Abstract

Geophysical investigations reveal that many granitoid plutons possess a tabular shape: either laccolithic, lopolithic or phacolithic. In this study, the results of a centrifuge experiment are used to understand the formation mechanisms of these features. The model was build of a sequence of 14 differently coloured plasticine layers. Two buoyant layers - with a volume of c. 40 cm(3) each - were incorporated into the model stratigraphy at different depths to investigate, whether the rise and emplacement of buoyant material at different levels results in different intrusion structures. After centrifuging for 30 min at 700 G, both the buoyant layers had formed two lenticular sills (phacoliths) with aspect ratios (length/thickness) of 6 and 3.4 for the upper and lower phacoliths, respectively, directly above both pre-existing perturbations in the buoyant layers. During their movement, the buoyant phacoliths had pushed their roof plasticine upward.
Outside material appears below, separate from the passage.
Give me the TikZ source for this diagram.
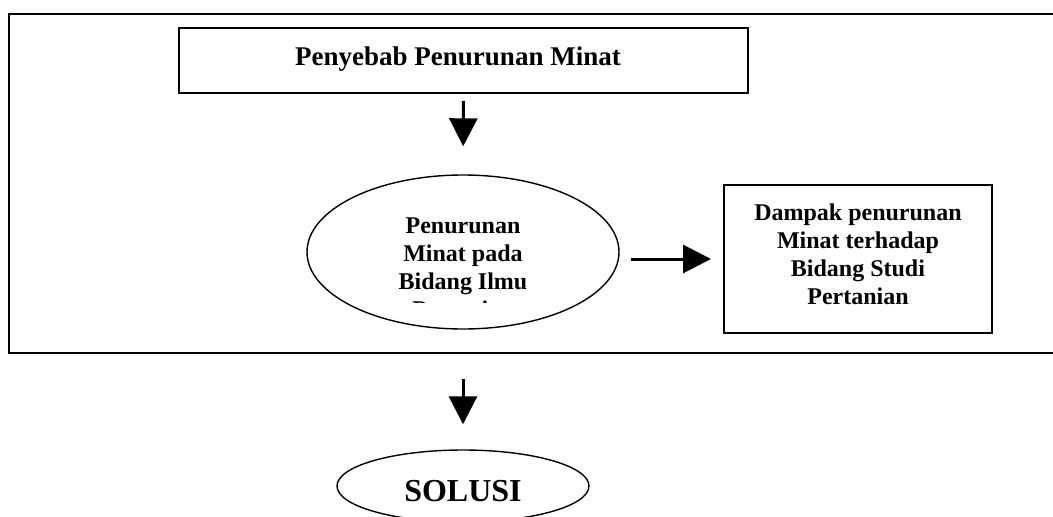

Simultaneously, their plasticine had subsided (bottom sinking). Subsidence of the material had choked the inflow of further buoyant material into the feeder channel of the developing sills and inhibited their further lateral growth. The observed forced downward movement of the plasticine of the forming PDMS (polydimethylsiloxane) phacoliths resembles the so-called floor of host rock material around an emplacing tabular pluton. Floor depression is supposed to be a very important vertical material transfer process, which provides space for the construction of lopo- and phacoliths. The subsidence of host material made space for the developing buoyant phacoliths, but also restricted their growth to a certain time slot before the influx of new buoyant material into the feeder dyke of the tabular intrusive body was shut off. Similarly, in nature, the growth of a tabular pluton might be limited not only by the rate of magma ascent and its physical properties, but also by the emplacement processes of the evolving pluton.